### What to work on
The material below includes pictures; leave them out and return only the lines between the line containing "Output the Python" and the line containing "c_kidney, c_kidney_err = 0.012, 0.0024", inclusive, word for word.
:: Material supplied
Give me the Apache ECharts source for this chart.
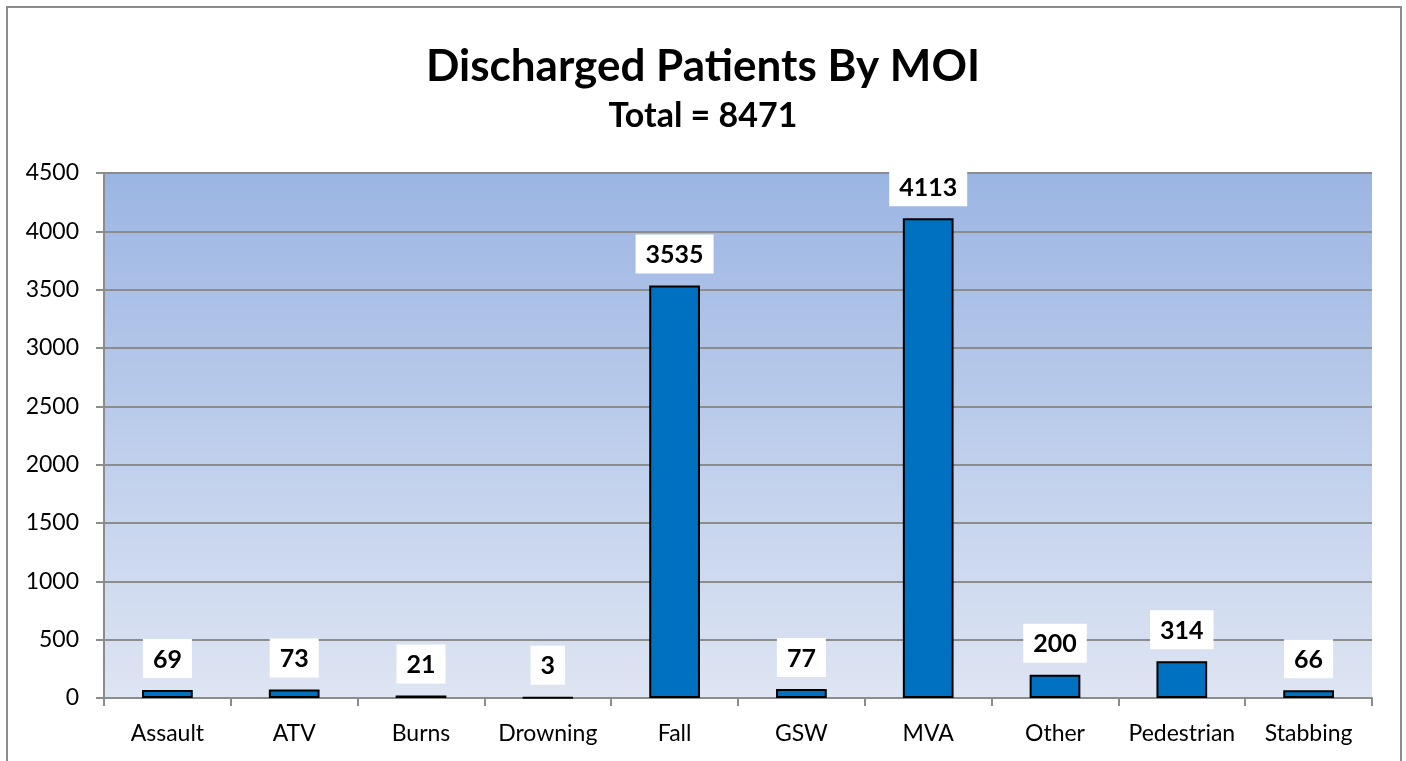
::::
:: Material supplied
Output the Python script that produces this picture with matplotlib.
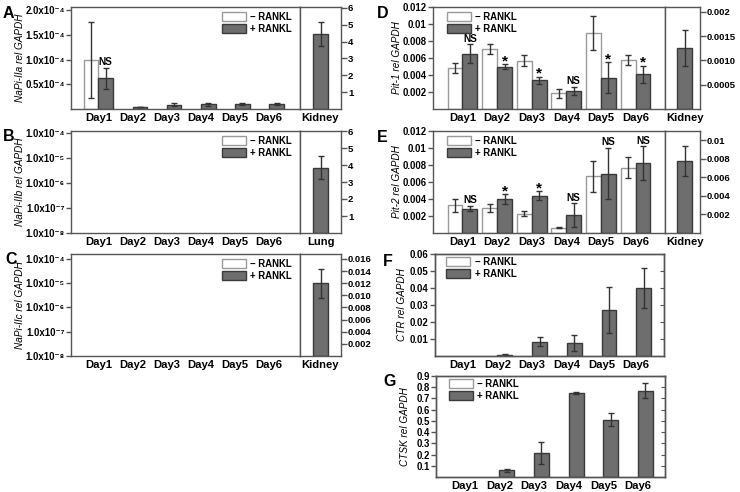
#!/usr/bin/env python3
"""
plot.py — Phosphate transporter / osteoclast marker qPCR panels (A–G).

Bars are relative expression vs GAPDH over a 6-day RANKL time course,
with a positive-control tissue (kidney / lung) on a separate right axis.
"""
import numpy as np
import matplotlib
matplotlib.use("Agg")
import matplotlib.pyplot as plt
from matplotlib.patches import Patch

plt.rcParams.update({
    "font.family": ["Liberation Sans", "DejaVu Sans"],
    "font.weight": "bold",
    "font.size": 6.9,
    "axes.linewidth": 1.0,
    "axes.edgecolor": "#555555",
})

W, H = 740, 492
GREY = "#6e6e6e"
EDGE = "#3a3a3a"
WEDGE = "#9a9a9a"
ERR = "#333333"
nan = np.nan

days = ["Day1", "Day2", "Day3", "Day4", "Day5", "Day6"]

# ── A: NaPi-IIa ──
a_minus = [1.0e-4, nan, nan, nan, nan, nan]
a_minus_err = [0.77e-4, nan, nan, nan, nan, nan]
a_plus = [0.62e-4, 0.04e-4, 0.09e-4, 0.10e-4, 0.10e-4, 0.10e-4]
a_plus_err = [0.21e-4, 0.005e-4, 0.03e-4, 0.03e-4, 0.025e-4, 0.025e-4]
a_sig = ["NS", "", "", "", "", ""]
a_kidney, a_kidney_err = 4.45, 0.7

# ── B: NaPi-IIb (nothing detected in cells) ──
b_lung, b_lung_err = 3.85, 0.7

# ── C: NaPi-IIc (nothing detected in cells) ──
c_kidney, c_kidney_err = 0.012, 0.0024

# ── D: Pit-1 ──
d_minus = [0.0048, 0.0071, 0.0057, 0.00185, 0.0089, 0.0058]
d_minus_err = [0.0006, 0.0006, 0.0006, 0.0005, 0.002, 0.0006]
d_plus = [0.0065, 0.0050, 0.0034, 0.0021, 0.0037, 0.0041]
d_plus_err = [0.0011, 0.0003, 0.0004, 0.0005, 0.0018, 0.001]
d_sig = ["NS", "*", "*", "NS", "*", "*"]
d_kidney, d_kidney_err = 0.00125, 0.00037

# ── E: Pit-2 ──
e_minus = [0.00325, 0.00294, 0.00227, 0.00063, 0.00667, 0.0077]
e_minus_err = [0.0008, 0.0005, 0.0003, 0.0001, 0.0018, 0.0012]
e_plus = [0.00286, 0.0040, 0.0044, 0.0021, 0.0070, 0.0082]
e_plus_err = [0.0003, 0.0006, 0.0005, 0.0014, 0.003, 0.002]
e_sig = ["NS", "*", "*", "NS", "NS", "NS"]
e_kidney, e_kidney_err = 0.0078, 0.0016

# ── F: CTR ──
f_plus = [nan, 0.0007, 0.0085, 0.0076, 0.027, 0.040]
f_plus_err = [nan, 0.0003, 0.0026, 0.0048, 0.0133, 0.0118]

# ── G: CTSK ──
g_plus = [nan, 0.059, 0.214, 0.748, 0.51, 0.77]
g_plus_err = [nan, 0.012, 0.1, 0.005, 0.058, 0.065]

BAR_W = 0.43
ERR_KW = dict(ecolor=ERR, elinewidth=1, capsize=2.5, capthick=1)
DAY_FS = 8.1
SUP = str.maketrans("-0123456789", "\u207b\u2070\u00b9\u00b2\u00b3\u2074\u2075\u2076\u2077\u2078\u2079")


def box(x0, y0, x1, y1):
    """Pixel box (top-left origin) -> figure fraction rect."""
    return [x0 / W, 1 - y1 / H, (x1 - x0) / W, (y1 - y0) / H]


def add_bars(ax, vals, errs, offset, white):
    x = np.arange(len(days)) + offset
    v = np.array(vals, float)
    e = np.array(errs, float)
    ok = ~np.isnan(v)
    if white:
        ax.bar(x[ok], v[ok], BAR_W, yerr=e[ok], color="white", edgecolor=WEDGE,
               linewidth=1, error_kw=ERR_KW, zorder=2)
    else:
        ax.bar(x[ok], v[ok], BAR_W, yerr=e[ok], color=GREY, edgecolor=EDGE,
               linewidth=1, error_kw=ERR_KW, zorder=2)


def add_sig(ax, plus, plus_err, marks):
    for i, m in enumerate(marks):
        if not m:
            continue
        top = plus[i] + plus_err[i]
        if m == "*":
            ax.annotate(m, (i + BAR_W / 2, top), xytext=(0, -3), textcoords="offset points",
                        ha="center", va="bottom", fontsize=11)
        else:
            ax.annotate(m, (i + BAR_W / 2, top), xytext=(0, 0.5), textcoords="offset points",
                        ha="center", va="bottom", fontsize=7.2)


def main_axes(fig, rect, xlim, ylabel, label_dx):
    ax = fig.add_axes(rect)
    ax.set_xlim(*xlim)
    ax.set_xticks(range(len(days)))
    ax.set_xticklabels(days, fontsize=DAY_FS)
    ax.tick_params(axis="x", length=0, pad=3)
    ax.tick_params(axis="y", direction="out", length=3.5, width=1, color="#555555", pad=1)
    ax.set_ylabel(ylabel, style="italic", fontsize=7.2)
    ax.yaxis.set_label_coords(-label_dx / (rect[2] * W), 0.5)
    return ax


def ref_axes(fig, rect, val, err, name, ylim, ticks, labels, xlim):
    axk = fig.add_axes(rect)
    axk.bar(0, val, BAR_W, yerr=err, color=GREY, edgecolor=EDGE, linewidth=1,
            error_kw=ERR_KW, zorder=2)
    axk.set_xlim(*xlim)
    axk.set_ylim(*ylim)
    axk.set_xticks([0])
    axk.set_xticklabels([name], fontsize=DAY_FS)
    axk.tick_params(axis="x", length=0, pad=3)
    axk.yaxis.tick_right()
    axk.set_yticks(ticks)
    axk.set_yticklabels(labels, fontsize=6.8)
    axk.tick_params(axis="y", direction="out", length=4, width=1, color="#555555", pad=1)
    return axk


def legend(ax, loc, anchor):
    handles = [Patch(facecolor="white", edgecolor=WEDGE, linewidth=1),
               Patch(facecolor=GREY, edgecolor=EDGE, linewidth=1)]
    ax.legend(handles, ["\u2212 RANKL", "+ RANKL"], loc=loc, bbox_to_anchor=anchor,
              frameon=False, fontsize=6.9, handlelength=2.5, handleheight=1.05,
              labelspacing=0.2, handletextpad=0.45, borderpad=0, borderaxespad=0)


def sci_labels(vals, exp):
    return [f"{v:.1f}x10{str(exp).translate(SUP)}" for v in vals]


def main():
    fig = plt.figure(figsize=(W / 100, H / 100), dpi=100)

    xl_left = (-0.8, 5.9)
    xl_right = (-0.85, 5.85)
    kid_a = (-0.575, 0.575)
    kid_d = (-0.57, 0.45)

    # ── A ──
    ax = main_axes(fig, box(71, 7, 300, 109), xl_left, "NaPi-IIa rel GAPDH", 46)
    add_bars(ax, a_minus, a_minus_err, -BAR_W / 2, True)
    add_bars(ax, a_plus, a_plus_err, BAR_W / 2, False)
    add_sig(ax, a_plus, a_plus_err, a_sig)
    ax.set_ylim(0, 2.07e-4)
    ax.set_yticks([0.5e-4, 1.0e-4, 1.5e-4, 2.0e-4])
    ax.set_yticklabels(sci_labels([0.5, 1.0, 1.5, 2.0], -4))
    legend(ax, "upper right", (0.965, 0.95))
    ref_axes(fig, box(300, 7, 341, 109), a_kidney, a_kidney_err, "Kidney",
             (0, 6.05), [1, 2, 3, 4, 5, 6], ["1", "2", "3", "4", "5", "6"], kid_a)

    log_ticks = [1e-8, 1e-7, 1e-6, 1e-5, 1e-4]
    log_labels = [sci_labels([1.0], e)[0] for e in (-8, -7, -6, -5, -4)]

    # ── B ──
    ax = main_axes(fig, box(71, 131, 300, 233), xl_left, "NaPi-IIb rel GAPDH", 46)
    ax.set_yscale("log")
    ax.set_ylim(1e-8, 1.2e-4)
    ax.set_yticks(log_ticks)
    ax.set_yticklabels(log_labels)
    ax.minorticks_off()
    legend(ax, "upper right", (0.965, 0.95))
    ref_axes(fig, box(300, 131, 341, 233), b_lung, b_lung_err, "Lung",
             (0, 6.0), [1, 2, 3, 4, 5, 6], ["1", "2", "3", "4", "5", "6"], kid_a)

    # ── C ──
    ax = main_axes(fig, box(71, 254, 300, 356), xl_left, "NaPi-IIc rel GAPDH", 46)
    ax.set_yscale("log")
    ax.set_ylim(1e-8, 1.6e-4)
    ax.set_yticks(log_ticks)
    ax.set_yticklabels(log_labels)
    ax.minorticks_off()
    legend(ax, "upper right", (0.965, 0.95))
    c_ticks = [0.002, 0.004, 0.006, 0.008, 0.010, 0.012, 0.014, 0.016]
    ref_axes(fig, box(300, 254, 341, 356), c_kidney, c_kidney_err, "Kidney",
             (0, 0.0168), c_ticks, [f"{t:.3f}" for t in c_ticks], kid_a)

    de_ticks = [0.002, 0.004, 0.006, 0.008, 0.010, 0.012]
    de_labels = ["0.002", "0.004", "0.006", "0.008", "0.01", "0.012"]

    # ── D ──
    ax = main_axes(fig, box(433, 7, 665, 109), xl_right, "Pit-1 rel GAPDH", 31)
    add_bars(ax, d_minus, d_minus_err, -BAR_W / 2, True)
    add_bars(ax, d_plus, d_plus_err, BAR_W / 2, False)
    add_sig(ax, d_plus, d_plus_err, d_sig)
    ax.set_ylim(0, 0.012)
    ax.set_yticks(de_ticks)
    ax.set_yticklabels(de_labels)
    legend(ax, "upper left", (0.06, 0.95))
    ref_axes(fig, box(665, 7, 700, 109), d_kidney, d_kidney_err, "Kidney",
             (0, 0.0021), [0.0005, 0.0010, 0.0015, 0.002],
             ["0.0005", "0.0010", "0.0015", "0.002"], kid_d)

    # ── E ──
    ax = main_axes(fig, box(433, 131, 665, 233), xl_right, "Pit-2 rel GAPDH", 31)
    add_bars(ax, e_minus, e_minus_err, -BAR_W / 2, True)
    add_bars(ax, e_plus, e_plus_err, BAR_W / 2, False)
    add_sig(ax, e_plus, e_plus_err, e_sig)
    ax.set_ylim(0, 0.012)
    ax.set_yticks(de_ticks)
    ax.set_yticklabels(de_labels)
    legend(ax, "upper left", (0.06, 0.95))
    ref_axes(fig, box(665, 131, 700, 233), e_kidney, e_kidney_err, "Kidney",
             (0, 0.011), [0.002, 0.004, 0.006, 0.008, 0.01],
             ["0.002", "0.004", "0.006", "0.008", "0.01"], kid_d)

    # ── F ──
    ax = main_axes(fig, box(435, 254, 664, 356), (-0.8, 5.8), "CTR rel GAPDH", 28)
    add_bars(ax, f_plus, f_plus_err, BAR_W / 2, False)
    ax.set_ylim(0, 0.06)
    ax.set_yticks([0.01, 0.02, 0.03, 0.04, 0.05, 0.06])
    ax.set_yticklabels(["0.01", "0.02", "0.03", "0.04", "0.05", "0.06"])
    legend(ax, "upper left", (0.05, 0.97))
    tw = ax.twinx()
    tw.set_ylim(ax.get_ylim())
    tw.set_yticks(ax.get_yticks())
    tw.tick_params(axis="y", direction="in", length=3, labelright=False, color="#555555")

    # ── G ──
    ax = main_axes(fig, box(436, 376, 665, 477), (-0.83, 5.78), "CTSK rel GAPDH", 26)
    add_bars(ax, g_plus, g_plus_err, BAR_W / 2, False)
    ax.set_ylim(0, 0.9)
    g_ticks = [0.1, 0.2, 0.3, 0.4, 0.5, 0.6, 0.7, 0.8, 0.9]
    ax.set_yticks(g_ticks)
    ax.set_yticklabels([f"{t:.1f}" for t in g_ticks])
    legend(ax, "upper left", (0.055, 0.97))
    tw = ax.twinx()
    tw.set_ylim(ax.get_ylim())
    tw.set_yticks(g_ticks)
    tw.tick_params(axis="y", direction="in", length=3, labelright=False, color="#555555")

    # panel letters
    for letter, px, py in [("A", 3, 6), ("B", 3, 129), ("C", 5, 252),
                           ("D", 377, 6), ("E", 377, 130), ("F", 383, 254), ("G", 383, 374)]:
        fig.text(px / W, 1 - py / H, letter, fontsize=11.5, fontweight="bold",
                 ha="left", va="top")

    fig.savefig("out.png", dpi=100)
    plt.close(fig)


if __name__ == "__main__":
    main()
::::
### Reply to the exercise
Output the Python script that produces this picture with matplotlib.
#!/usr/bin/env python3
"""
plot.py — Phosphate transporter / osteoclast marker qPCR panels (A–G).

Bars are relative expression vs GAPDH over a 6-day RANKL time course,
with a positive-control tissue (kidney / lung) on a separate right axis.
"""
import numpy as np
import matplotlib
matplotlib.use("Agg")
import matplotlib.pyplot as plt
from matplotlib.patches import Patch

plt.rcParams.update({
    "font.family": ["Liberation Sans", "DejaVu Sans"],
    "font.weight": "bold",
    "font.size": 6.9,
    "axes.linewidth": 1.0,
    "axes.edgecolor": "#555555",
})

W, H = 740, 492
GREY = "#6e6e6e"
EDGE = "#3a3a3a"
WEDGE = "#9a9a9a"
ERR = "#333333"
nan = np.nan

days = ["Day1", "Day2", "Day3", "Day4", "Day5", "Day6"]

# ── A: NaPi-IIa ──
a_minus = [1.0e-4, nan, nan, nan, nan, nan]
a_minus_err = [0.77e-4, nan, nan, nan, nan, nan]
a_plus = [0.62e-4, 0.04e-4, 0.09e-4, 0.10e-4, 0.10e-4, 0.10e-4]
a_plus_err = [0.21e-4, 0.005e-4, 0.03e-4, 0.03e-4, 0.025e-4, 0.025e-4]
a_sig = ["NS", "", "", "", "", ""]
a_kidney, a_kidney_err = 4.45, 0.7

# ── B: NaPi-IIb (nothing detected in cells) ──
b_lung, b_lung_err = 3.85, 0.7

# ── C: NaPi-IIc (nothing detected in cells) ──
c_kidney, c_kidney_err = 0.012, 0.0024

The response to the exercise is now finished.